I'm digressing- my point is that when you've spent as much time over the years absorbing personal style blogs or The Selby-style interiors portraits as I have, it's easy to view them as some modern convention that sort of landed on the internet along with Twitter and livestreams of fashion shows. 

My friend Emily pointed me in the direction of Dinanda H. Nooney (via Messy Nessy Chic) who was documenting Brooklyn residents in their homes in the late 1970s. The joy of the New York Public Library online archive means that hundreds of Nooney's photographs are available for the perusal of yourself and I. It makes a refreshing change to look at these photographs without an accompanying interview which is the norm for interiors porn these days. Was this person, standing in their kitchen a graphic designer who decided to live in the area because they wanted to be surrounded by fellow artists?

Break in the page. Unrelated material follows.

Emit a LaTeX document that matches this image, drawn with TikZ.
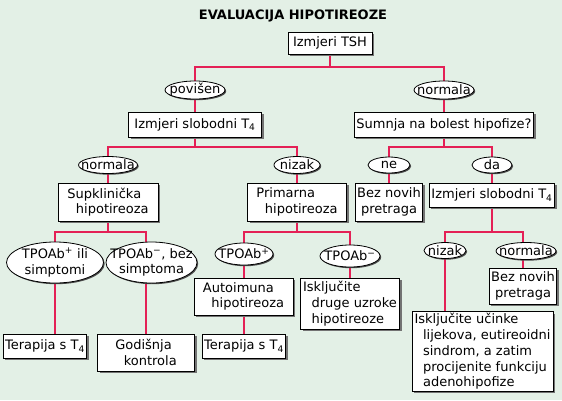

Who knows. Maybe- that isn't an idiosyncrasy of the 2010s. But maybe not, I don't know. It's just nice to scroll through these portraits of strangers in their studies, their bedrooms, their kitchens, while I'm sitting at my own kitchen table. People don't change much. 

 

And the view from here. I'm in my kitchen in Manchester, where I've spent much of today reading the papers, browsing the internet, cooking (potato salad, red cabbage slaw and broccolli and chickpea salad) and summoning blog-spiration, which happened when Emily's recommendation landed in my inbox. David Bowie is streaming through Spotify- I've listened to Ziggy Stardust, Let's Dance and Young Americans in full. I started off drinking coffee, then onto rooibos, and now a vodka tonic is at my elbow, squatly in the glass which is packed to the rafters with lime, mint and ice.